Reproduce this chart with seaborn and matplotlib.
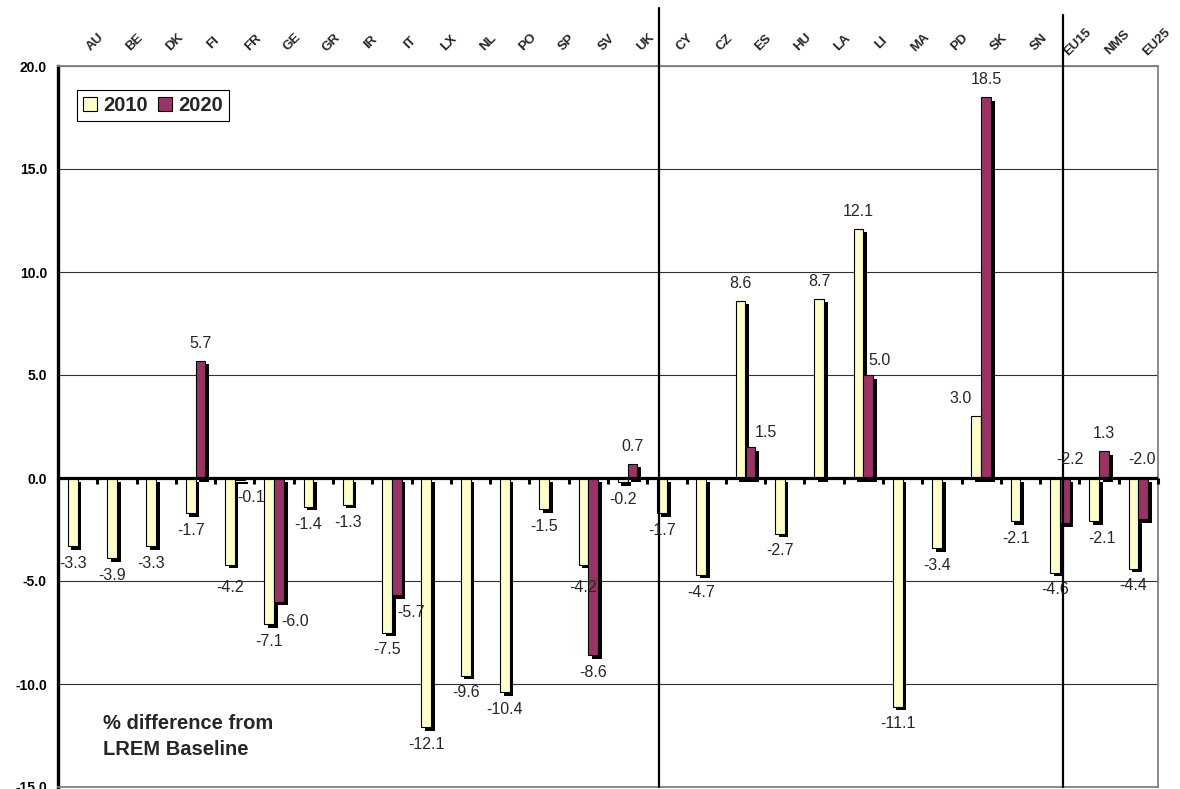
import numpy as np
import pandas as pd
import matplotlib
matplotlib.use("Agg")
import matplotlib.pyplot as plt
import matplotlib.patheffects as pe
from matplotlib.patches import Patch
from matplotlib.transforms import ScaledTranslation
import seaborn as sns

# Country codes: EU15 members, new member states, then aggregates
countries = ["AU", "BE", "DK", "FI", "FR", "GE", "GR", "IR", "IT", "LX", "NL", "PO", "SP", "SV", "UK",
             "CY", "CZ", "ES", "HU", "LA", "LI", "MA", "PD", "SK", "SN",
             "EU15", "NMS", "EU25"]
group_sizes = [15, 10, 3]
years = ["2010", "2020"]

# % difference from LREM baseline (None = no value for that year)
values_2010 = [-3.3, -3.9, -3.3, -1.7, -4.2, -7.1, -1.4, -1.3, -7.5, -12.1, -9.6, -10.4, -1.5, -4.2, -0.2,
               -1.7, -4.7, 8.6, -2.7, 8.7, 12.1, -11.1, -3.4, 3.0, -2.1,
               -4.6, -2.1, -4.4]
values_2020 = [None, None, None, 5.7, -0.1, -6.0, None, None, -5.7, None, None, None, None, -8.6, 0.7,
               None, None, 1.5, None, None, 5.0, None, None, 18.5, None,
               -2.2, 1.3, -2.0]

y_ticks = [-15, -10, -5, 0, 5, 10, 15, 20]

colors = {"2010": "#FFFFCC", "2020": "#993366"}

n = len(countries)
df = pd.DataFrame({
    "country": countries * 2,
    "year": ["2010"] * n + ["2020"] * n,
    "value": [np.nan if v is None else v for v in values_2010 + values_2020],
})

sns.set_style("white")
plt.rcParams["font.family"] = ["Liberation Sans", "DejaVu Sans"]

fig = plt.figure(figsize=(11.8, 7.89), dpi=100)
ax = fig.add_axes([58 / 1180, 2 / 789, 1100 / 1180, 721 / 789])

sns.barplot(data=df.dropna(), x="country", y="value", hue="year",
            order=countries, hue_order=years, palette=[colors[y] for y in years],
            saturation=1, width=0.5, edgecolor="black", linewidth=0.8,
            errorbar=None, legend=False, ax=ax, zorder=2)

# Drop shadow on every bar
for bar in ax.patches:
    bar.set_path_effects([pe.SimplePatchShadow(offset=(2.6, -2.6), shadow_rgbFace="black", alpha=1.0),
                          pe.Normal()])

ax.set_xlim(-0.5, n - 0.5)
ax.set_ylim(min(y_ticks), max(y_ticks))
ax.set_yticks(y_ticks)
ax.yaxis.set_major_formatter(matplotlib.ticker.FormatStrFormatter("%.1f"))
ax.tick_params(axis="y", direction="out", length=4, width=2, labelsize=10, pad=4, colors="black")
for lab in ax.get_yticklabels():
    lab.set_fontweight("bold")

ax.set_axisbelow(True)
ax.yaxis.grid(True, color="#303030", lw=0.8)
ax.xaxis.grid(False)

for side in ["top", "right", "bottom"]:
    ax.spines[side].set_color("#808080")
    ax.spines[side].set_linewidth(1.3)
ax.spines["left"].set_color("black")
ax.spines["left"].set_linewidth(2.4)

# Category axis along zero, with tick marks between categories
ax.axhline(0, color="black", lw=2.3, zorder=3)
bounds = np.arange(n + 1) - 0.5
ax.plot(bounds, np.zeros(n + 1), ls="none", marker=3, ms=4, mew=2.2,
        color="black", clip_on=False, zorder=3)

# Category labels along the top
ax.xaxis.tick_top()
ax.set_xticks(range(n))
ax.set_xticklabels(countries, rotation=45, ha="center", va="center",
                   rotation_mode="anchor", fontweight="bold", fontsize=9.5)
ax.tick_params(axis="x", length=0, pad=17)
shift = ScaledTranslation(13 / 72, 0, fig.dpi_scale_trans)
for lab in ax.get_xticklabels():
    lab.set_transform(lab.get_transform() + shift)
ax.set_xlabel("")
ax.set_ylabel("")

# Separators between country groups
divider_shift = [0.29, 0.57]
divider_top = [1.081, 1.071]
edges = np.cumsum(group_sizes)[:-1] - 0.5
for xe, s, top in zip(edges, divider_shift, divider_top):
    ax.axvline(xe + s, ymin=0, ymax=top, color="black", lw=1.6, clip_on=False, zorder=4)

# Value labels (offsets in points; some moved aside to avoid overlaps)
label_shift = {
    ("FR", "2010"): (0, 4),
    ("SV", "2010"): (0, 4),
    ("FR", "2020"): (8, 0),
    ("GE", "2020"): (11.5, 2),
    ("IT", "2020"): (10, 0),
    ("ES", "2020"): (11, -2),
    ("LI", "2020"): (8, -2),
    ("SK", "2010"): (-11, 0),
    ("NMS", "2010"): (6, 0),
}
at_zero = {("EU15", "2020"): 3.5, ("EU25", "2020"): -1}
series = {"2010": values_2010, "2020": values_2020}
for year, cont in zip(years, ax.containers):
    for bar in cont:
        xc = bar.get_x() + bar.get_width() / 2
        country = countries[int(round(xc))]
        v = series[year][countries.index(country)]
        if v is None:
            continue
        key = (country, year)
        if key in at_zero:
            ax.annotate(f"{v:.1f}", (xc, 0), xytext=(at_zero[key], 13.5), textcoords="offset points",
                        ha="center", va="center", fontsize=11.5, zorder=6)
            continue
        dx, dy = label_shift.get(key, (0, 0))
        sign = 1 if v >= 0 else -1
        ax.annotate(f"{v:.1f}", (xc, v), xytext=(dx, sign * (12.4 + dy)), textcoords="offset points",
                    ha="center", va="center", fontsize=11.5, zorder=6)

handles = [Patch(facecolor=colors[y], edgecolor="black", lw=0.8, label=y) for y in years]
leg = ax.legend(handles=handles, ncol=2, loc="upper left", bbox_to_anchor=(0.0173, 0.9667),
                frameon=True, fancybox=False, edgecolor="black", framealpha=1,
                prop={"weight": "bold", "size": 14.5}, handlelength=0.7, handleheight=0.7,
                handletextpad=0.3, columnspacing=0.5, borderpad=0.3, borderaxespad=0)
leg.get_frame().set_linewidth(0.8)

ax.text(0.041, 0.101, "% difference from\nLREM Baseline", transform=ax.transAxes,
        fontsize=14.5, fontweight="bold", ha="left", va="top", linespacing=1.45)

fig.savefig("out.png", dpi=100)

---+---

(REQUEST):
Omit every picture while copying the listing above exactly.

(SOLUTION TO THE EXERCISE):
Reproduce this chart with seaborn and matplotlib.
import numpy as np
import pandas as pd
import matplotlib
matplotlib.use("Agg")
import matplotlib.pyplot as plt
import matplotlib.patheffects as pe
from matplotlib.patches import Patch
from matplotlib.transforms import ScaledTranslation
import seaborn as sns

# Country codes: EU15 members, new member states, then aggregates
countries = ["AU", "BE", "DK", "FI", "FR", "GE", "GR", "IR", "IT", "LX", "NL", "PO", "SP", "SV", "UK",
             "CY", "CZ", "ES", "HU", "LA", "LI", "MA", "PD", "SK", "SN",
             "EU15", "NMS", "EU25"]
group_sizes = [15, 10, 3]
years = ["2010", "2020"]

# % difference from LREM baseline (None = no value for that year)
values_2010 = [-3.3, -3.9, -3.3, -1.7, -4.2, -7.1, -1.4, -1.3, -7.5, -12.1, -9.6, -10.4, -1.5, -4.2, -0.2,
               -1.7, -4.7, 8.6, -2.7, 8.7, 12.1, -11.1, -3.4, 3.0, -2.1,
               -4.6, -2.1, -4.4]
values_2020 = [None, None, None, 5.7, -0.1, -6.0, None, None, -5.7, None, None, None, None, -8.6, 0.7,
               None, None, 1.5, None, None, 5.0, None, None, 18.5, None,
               -2.2, 1.3, -2.0]

y_ticks = [-15, -10, -5, 0, 5, 10, 15, 20]

colors = {"2010": "#FFFFCC", "2020": "#993366"}

n = len(countries)
df = pd.DataFrame({
    "country": countries * 2,
    "year": ["2010"] * n + ["2020"] * n,
    "value": [np.nan if v is None else v for v in values_2010 + values_2020],
})

sns.set_style("white")
plt.rcParams["font.family"] = ["Liberation Sans", "DejaVu Sans"]

fig = plt.figure(figsize=(11.8, 7.89), dpi=100)
ax = fig.add_axes([58 / 1180, 2 / 789, 1100 / 1180, 721 / 789])

sns.barplot(data=df.dropna(), x="country", y="value", hue="year",
            order=countries, hue_order=years, palette=[colors[y] for y in years],
            saturation=1, width=0.5, edgecolor="black", linewidth=0.8,
            errorbar=None, legend=False, ax=ax, zorder=2)

# Drop shadow on every bar
for bar in ax.patches:
    bar.set_path_effects([pe.SimplePatchShadow(offset=(2.6, -2.6), shadow_rgbFace="black", alpha=1.0),
                          pe.Normal()])

ax.set_xlim(-0.5, n - 0.5)
ax.set_ylim(min(y_ticks), max(y_ticks))
ax.set_yticks(y_ticks)
ax.yaxis.set_major_formatter(matplotlib.ticker.FormatStrFormatter("%.1f"))
ax.tick_params(axis="y", direction="out", length=4, width=2, labelsize=10, pad=4, colors="black")
for lab in ax.get_yticklabels():
    lab.set_fontweight("bold")

ax.set_axisbelow(True)
ax.yaxis.grid(True, color="#303030", lw=0.8)
ax.xaxis.grid(False)

for side in ["top", "right", "bottom"]:
    ax.spines[side].set_color("#808080")
    ax.spines[side].set_linewidth(1.3)
ax.spines["left"].set_color("black")
ax.spines["left"].set_linewidth(2.4)

# Category axis along zero, with tick marks between categories
ax.axhline(0, color="black", lw=2.3, zorder=3)
bounds = np.arange(n + 1) - 0.5
ax.plot(bounds, np.zeros(n + 1), ls="none", marker=3, ms=4, mew=2.2,
        color="black", clip_on=False, zorder=3)

# Category labels along the top
ax.xaxis.tick_top()
ax.set_xticks(range(n))
ax.set_xticklabels(countries, rotation=45, ha="center", va="center",
                   rotation_mode="anchor", fontweight="bold", fontsize=9.5)
ax.tick_params(axis="x", length=0, pad=17)
shift = ScaledTranslation(13 / 72, 0, fig.dpi_scale_trans)
for lab in ax.get_xticklabels():
    lab.set_transform(lab.get_transform() + shift)
ax.set_xlabel("")
ax.set_ylabel("")

# Separators between country groups
divider_shift = [0.29, 0.57]
divider_top = [1.081, 1.071]
edges = np.cumsum(group_sizes)[:-1] - 0.5
for xe, s, top in zip(edges, divider_shift, divider_top):
    ax.axvline(xe + s, ymin=0, ymax=top, color="black", lw=1.6, clip_on=False, zorder=4)

# Value labels (offsets in points; some moved aside to avoid overlaps)
label_shift = {
    ("FR", "2010"): (0, 4),
    ("SV", "2010"): (0, 4),
    ("FR", "2020"): (8, 0),
    ("GE", "2020"): (11.5, 2),
    ("IT", "2020"): (10, 0),
    ("ES", "2020"): (11, -2),
    ("LI", "2020"): (8, -2),
    ("SK", "2010"): (-11, 0),
    ("NMS", "2010"): (6, 0),
}
at_zero = {("EU15", "2020"): 3.5, ("EU25", "2020"): -1}
series = {"2010": values_2010, "2020": values_2020}
for year, cont in zip(years, ax.containers):
    for bar in cont:
        xc = bar.get_x() + bar.get_width() / 2
        country = countries[int(round(xc))]
        v = series[year][countries.index(country)]
        if v is None:
            continue
        key = (country, year)
        if key in at_zero:
            ax.annotate(f"{v:.1f}", (xc, 0), xytext=(at_zero[key], 13.5), textcoords="offset points",
                        ha="center", va="center", fontsize=11.5, zorder=6)
            continue
        dx, dy = label_shift.get(key, (0, 0))
        sign = 1 if v >= 0 else -1
        ax.annotate(f"{v:.1f}", (xc, v), xytext=(dx, sign * (12.4 + dy)), textcoords="offset points",
                    ha="center", va="center", fontsize=11.5, zorder=6)

handles = [Patch(facecolor=colors[y], edgecolor="black", lw=0.8, label=y) for y in years]
leg = ax.legend(handles=handles, ncol=2, loc="upper left", bbox_to_anchor=(0.0173, 0.9667),
                frameon=True, fancybox=False, edgecolor="black", framealpha=1,
                prop={"weight": "bold", "size": 14.5}, handlelength=0.7, handleheight=0.7,
                handletextpad=0.3, columnspacing=0.5, borderpad=0.3, borderaxespad=0)
leg.get_frame().set_linewidth(0.8)

ax.text(0.041, 0.101, "% difference from\nLREM Baseline", transform=ax.transAxes,
        fontsize=14.5, fontweight="bold", ha="left", va="top", linespacing=1.45)

fig.savefig("out.png", dpi=100)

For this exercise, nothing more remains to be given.